Normal şartlar altında; mahalle futbol takımlarında bile çocuklardan birinin rakip takım kadrosuna alınması “satış” olarak değerlendirilirken, siyasette bunu “legal” olarak kabul edildiğini görürsünüz. Babanızın futbol takımından ayrıldığınız halde bile.
Normal şartlar altında; bir belediye başkanının, meydana dikilecek bir heykel için halkının fikrini alması olağanüstü demokratik bir tutumdur. Fakat çay bardağı heykeli mi yoksa Atatürk heykeli mi dikileceğini halka sormak istemesi demokrasinin çok ilerleyip artık gözden kaybolduğuna delalet eder.

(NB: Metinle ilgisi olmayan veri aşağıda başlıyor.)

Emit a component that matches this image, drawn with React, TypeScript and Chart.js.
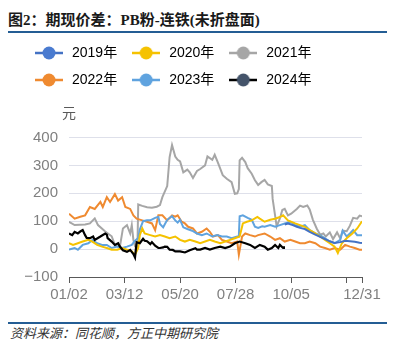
import React, { useEffect, useRef } from 'react';
import { Chart, registerables } from 'chart.js';

Chart.register(...registerables);

const seriesNames = ['2019年', '2020年', '2021年', '2022年', '2023年', '2024年'];
const lineColors = ['#4472C4', '#F5C200', '#A6A6A6', '#EF8A30', '#5FA3DF', '#000000'];
const legendDotColors = ['#4A7BD0', '#F5C200', '#A6A6A6', '#EF8A30', '#5FA3DF', '#44546A'];
const drawOrder = [1, 2, 5, 4, 3, 0];

const tickDays = [0, 69, 138, 207, 276, 345, 364];
const tickLabels = ['01/02', '03/12', '05/20', '07/28', '10/05', '', '12/31'];

const days2019 = [268, 272, 278, 283, 287, 293, 299, 306, 312, 318, 324, 330, 337, 343, 349, 355, 361, 364];
const vals2019 = [88, 92, 86, 80, 76, 72, 62, 52, 44, 36, 28, 22, 25, 30, 28, 26, 23, 22];

const days2020 = [0, 5, 11, 17, 24, 29, 35, 41, 47, 53, 60, 66, 72, 78, 82, 86, 88, 91, 94, 101, 107, 113, 119, 125, 132, 138, 144, 150, 157, 163, 169, 175, 181, 188, 194, 200, 206, 212, 216, 221, 227, 234, 237, 243, 250, 256, 262, 266, 272, 281, 287, 293, 299, 306, 312, 318, 324, 330, 334, 339, 345, 352, 358, 364];
const vals2020 = [21, 15, 21, 27, 33, 27, 15, 9, 4, -2, -2, 4, -2, -8, -20, 4, 50, 74, 56, 50, 45, 50, 45, 39, 45, 33, 27, 33, 27, 21, 27, 33, 27, 21, 27, 33, 39, 45, 92, 98, 103, 115, 109, 98, 105, 109, 115, 121, 103, 92, 86, 80, 68, 56, 45, 33, 21, 9, -14, 21, 39, 56, 74, 100];

const days2021 = [0, 7, 20, 26, 32, 36, 45, 53, 57, 61, 63, 67, 72, 76, 78, 80, 82, 85, 86, 91, 97, 103, 109, 113, 116, 122, 125, 128, 132, 135, 138, 142, 147, 150, 154, 159, 163, 169, 172, 178, 181, 185, 191, 196, 202, 206, 209, 211, 212, 215, 219, 222, 227, 231, 235, 239, 243, 247, 252, 253, 256, 258, 262, 265, 268, 272, 276, 283, 287, 291, 296, 299, 303, 308, 312, 316, 319, 324, 328, 333, 337, 340, 345, 349, 353, 358, 361, 364];
const vals2021 = [98, 86, 88, 92, 110, 86, 63, 46, 15, 8, 5, 74, 86, 56, 86, 33, 10, 5, 160, 155, 150, 148, 152, 158, 186, 226, 330, 373, 332, 320, 314, 275, 285, 275, 255, 280, 287, 300, 332, 320, 338, 310, 265, 252, 240, 198, 200, 215, 318, 327, 312, 290, 270, 247, 230, 240, 248, 232, 226, 180, 121, 81, 110, 140, 144, 121, 127, 144, 156, 151, 156, 142, 105, 72, 52, 56, 45, 60, 36, 60, 38, 66, 64, 84, 112, 109, 120, 118];

const days2022 = [0, 7, 14, 20, 26, 32, 39, 42, 47, 51, 57, 61, 66, 70, 76, 80, 84, 91, 97, 103, 107, 111, 116, 122, 128, 132, 135, 140, 144, 148, 154, 159, 165, 171, 175, 179, 185, 190, 196, 202, 209, 211, 215, 219, 225, 231, 235, 243, 250, 256, 262, 268, 275, 281, 287, 293, 299, 306, 312, 318, 324, 330, 337, 343, 349, 355, 361, 364];
const vals2022 = [127, 109, 116, 121, 151, 144, 169, 151, 186, 169, 197, 174, 186, 151, 144, 121, 109, 103, 98, 92, 68, 121, 121, 103, 121, 116, 121, 98, 92, 80, 74, 56, 62, 74, 62, 45, 50, 33, 27, 21, 27, -20, 45, 56, 50, 45, 50, 56, 45, 33, 39, 27, 33, 27, 21, 21, 27, 21, 9, 4, -2, 4, -2, 15, 9, 4, -2, -2];

const days2023 = [0, 7, 11, 17, 24, 29, 35, 41, 47, 53, 60, 66, 72, 78, 82, 86, 88, 92, 97, 101, 107, 111, 113, 117, 122, 128, 132, 135, 138, 142, 147, 153, 159, 165, 171, 178, 184, 190, 196, 202, 209, 211, 212, 216, 222, 227, 231, 235, 240, 243, 250, 256, 262, 268, 275, 281, 287, 293, 299, 306, 312, 318, 324, 330, 337, 340, 345, 349, 353, 358, 364];
const vals2023 = [-2, 4, -2, 15, 21, 33, 21, 15, 15, 4, 9, 4, 9, 15, 30, 40, 70, 100, 103, 103, 112, 116, 90, 78, 105, 118, 103, 95, 105, 78, 72, 66, 56, 50, 56, 45, 50, 45, 45, 39, 45, 45, 118, 121, 112, 105, 80, 76, 82, 80, 86, 80, 86, 92, 98, 86, 80, 86, 68, 56, 50, 39, 27, 21, 33, 66, 45, 56, 68, 50, 50];

const days2024 = [0, 4, 7, 11, 14, 17, 20, 22, 26, 30, 32, 39, 45, 47, 48, 53, 57, 61, 63, 67, 72, 76, 80, 82, 84, 88, 92, 94, 97, 101, 103, 107, 111, 113, 117, 119, 122, 125, 129, 132, 138, 144, 150, 157, 159, 163, 169, 175, 181, 188, 194, 200, 206, 212, 219, 225, 231, 237, 243, 247, 252, 256, 260, 262, 266, 267];
const vals2024 = [56, 50, 62, 56, 63, 68, 50, 40, 39, 45, 33, 45, 56, 52, 39, 27, 15, 21, 10, -4, -10, -3, -18, -30, 25, 21, 37, 30, 28, 18, 25, 12, 4, 4, 6, 9, 8, -2, -3, -8, -8, -12, -4, 3, -2, -2, 4, -2, 4, 9, 4, 9, 21, 27, 21, 15, 4, 15, 9, -2, 4, 15, 4, 15, 4, 10];

const seriesDays = [days2019, days2020, days2021, days2022, days2023, days2024];
const seriesVals = [vals2019, vals2020, vals2021, vals2022, vals2023, vals2024];

const FONT = "'Liberation Sans', 'Noto Sans CJK SC', sans-serif";

function legendIcon(line: string, dot: string) {
  const c = document.createElement('canvas');
  c.width = 28;
  c.height = 14;
  const g = c.getContext('2d')!;
  g.strokeStyle = line;
  g.lineWidth = 2.5;
  g.beginPath();
  g.moveTo(0, 7);
  g.lineTo(28, 7);
  g.stroke();
  g.fillStyle = dot;
  g.beginPath();
  g.arc(14, 7, 6.5, 0, Math.PI * 2);
  g.fill();
  return c;
}

const unitLabel = {
  id: 'unitLabel',
  afterDraw(chart: any) {
    const { ctx, chartArea } = chart;
    ctx.save();
    ctx.font = "14px 'Noto Sans CJK SC', sans-serif";
    ctx.fillStyle = '#595959';
    ctx.textAlign = 'center';
    ctx.textBaseline = 'middle';
    ctx.fillText('元', chartArea.left, chartArea.top - 25);
    ctx.restore();
  },
};

export default function App() {
  const ref = useRef<HTMLCanvasElement | null>(null);

  useEffect(() => {
    document.body.style.overflow = 'hidden';
    if (!ref.current) return;
    const icons = seriesNames.map((_, i) => legendIcon(lineColors[i], legendDotColors[i]));
    const datasets = seriesNames.map((name, i) => ({
      label: name,
      data: seriesDays[i].map((d, j) => ({ x: d, y: seriesVals[i][j] })),
      borderColor: lineColors[i],
      backgroundColor: lineColors[i],
      borderWidth: i === 5 ? 2.2 : 2,
      pointRadius: 0,
      tension: 0,
      order: drawOrder[i],
    }));
    const chart = new Chart(ref.current, {
      type: 'line',
      data: { datasets },
      plugins: [unitLabel],
      options: {
        animation: false,
        responsive: false,
        layout: { padding: { left: 12, right: 25, top: 0, bottom: 0 } },
        plugins: {
          tooltip: { enabled: false },
          title: {
            display: true,
            text: '',
            position: 'top',
            weight: 500,
            padding: { top: 24.5, bottom: 0 },
            font: { size: 14, lineHeight: '16px' as any },
          },
          legend: {
            display: true,
            position: 'top',
            align: 'start',
            labels: {
              usePointStyle: true,
              pointStyleWidth: 32,
              padding: 13,
              color: '#404040',
              font: { size: 14, family: FONT },
              generateLabels: () =>
                seriesNames.map((name, i) => ({
                  text: name,
                  fillStyle: legendDotColors[i],
                  strokeStyle: lineColors[i],
                  lineWidth: 0,
                  pointStyle: icons[i] as any,
                  hidden: false,
                  datasetIndex: i,
                })),
            },
          },
        },
        scales: {
          x: {
            type: 'linear',
            min: 0,
            max: 364,
            afterBuildTicks: (scale: any) => {
              scale.ticks = tickDays.map((v) => ({ value: v }));
            },
            ticks: {
              autoSkip: false,
              maxRotation: 0,
              padding: 3,
              color: '#808080',
              font: { size: 15, family: FONT },
              callback: (v: any) => {
                const k = tickDays.indexOf(Number(v));
                return k >= 0 ? tickLabels[k] : '';
              },
            },
            grid: { display: true, drawOnChartArea: false, drawTicks: true, tickLength: 6, color: '#595959' },
            border: { display: true, color: '#595959', width: 1 },
          },
          y: {
            min: -100,
            max: 400,
            afterFit: (scale: any) => {
              scale.width = 49;
            },
            ticks: {
              stepSize: 100,
              padding: 11,
              color: '#808080',
              font: { size: 15, family: FONT },
              callback: (v: any) => (Number(v) < 0 ? '\u2212' + Math.abs(Number(v)) : String(v)),
            },
            grid: { color: '#DEE0EA', drawTicks: false, lineWidth: 1 },
            border: { display: false },
          },
        },
      },
    });
    return () => chart.destroy();
  }, []);

  const lineStyle: React.CSSProperties = { position: 'absolute', left: 0, width: 387, height: 2, background: '#245D94' };

  return (
    <div style={{ position: 'relative', width: 387, height: 335, overflow: 'hidden' }}>
      <div
        style={{
          position: 'absolute',
          left: 0,
          top: 2,
          height: 20,
          lineHeight: '20px',
          fontSize: 15,
          fontWeight: 700,
          color: '#1A1A1A',
          whiteSpace: 'nowrap',
          fontFamily: "'Liberation Serif', 'Noto Sans CJK SC', serif",
        }}
      >
        图2：期现价差：PB粉-连铁(未折盘面)
      </div>
      <div
        style={{
          position: 'absolute',
          left: 380,
          top: 2,
          lineHeight: '20px',
          fontSize: 15,
          fontWeight: 700,
          color: '#1A1A1A',
          whiteSpace: 'nowrap',
          fontFamily: "'Noto Sans CJK SC', serif",
        }}
      >
        图
      </div>
      <div style={{ ...lineStyle, top: 23 }} />
      <div style={{ position: 'absolute', left: 0, top: 25, width: 379, height: 274 }}>
        <canvas ref={ref} width={379} height={274} style={{ display: 'block' }} />
      </div>
      <div style={{ ...lineStyle, top: 314 }} />
      <div
        style={{
          position: 'absolute',
          left: 2,
          top: 317,
          lineHeight: '16px',
          fontSize: 13,
          fontStyle: 'italic',
          color: '#333333',
          whiteSpace: 'nowrap',
          fontFamily: "'Noto Sans CJK SC', sans-serif",
        }}
      >
        资料来源：同花顺，方正中期研究院
      </div>
      <div
        style={{
          position: 'absolute',
          left: 380,
          top: 317,
          lineHeight: '16px',
          fontSize: 13,
          fontStyle: 'italic',
          color: '#333333',
          whiteSpace: 'nowrap',
          fontFamily: "'Noto Sans CJK SC', sans-serif",
        }}
      >
        资
      </div>
    </div>
  );
}
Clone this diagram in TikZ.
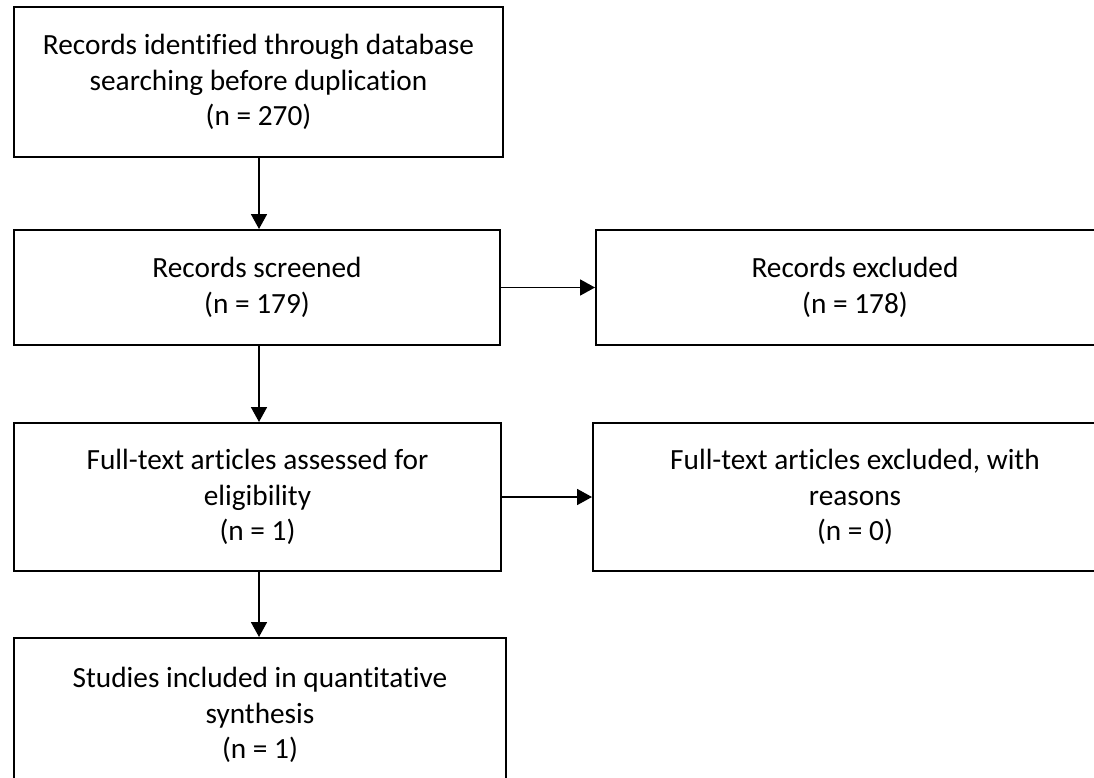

Normal şartlar altında; tarafsız olması gereken Cumhurbaşkanı ile yaklaşık 1,5 ay sonra seçime girecek bir partinin (hem de Cumhurbaşkanının eski partisinin) liderinin ortak miting yapmaması gerekir. Oysa ülkemizde bunun bindirilmiş kıtaların yoğun katılımıyla gerçekleştiğine tanık olabilirsiniz.
Normal şartlar altında; miting ve gösteriler, halkın “elinde yönetme yetkisi bulunan” devlete (hükümete) sesini duyurma aracıdır. Fakat ülkemizde bizzat “elinde yönetme yetkisi bulunanlarca” gerçekleştirildiğinden, akıllarda “acaba kim tarafından yönetiliyoruz” sorusunun doğması muhtemeldir.
Normal şartlar altında; konuşsa da konuşmasa da 550 milletvekili seçilecek olduğu halde, bunların “yerli ve milli” olmasının istenmesi demokraside sipariş verilebildiğine işaret eder.
Normal şartlar altında; bir parti liderinin “emanetçi parti lideri olmadığını”, “yönlendirilebilen bir devlet adamı” olmadığını söylemesi; kendisi hakkındaki bu iddiaların ya kendisince ciddiye alındığını yada gerçekten öyle olduğunu gösterir. Ülkemizde ise bu söz utanılmadan övünülecek bir sözmüş gibi gazetelere manşet edilebilir.
Normal şartlar altında; “çalmadığının ve çalmayacağının” karinesi olarak kızının işe otobüsle gittiğini beyan eden bir parti liderinin, “kızına araba alamayan adama ülke mi emanet edilir?” denilerek eleştirilmemesi gerekir. Özellikle bu eleştirilerin işe bırakın arabayı gemilerle gidenleri destekleyenler tarafından yapılması yüzsüzlük değil de nedir?
Normal şartlar altında; dolar birazcık kıpırdadığında yazar kasa parçalayan zihniyetin dolar tarihi rekor kırdığında kendini parçalaması gerekir. Oysa bizde müzikli teröre lanet mitinglerinin yapıldığını görebilirsininiz.
Normal şartlar altında; tokalaşmak için bile yanına zor yaklaşabileceğiniz “riskli iller” kategorisindeki bir ilde görev yapan kaymakamın yanındaki devasa kameranın farkedilmesi gerekir. Oysa bizde, ailesine oğullarının şehit olduğu haberi verilirken küçücük eve profesyonel kameralarla girildikten sonra; halkın tepkisi üzerine “farketmemişiz” açıklaması yapılması yeterli görülebilir.
Normal şartlar altında; her fırsatta ülkeninin en az %40’nın temsilcisi olduğunu iddia eden bir partinin gençlik örgütünün liderinin YGS sınavında sosyal bilgilerden 4 doğru 35 yanlış, türkçeden ise 14 doğru 26 yanlış yapmaması gerekir.
Normal şartlar altında; büyük Avrupa ülkeleri bütün dünyaya “şu kadar Suriyeli mülteci daha alacağız” diye açıklama yaptıktan sonra, kendisinden kaçılan ülkenin “kendisinden ayrılmak isteyen sevgilisini bırakmayan erkek/kız arkadaş triplerine” girmemesi gerekir. Biz de ise yetkililerin, “herşey eskisi gibi olacak, bana bir şans daha ver güzelim” tarzı beyanlarını basın açıklamaları eşliğinde duyabilirsiniz.
Ve yine normal şartlar altında; sarayın içinden olduğunu iddia eden, söyledikleri çoğu zaman gerçekleşen ve muhattaplarınca asla yalanlanamayan bir twitter fenomeninin “mağduriyet adına kendi mitinglerini havaya uçuracaklar” ve “seçsis sistemini kurcalayacaklar” minvalindeki iddialarının diğer partilerce gereğinden fazla ciddiye alınması gerekir.
Sayın okurlar; Normal Şartlar Altında başlıklı yazılarım; “ardarda devam eden yazı dizisi” niteliğinde olmayıp “ara ara halkın hafızası olma” amacıyla kaleme alıncaktır.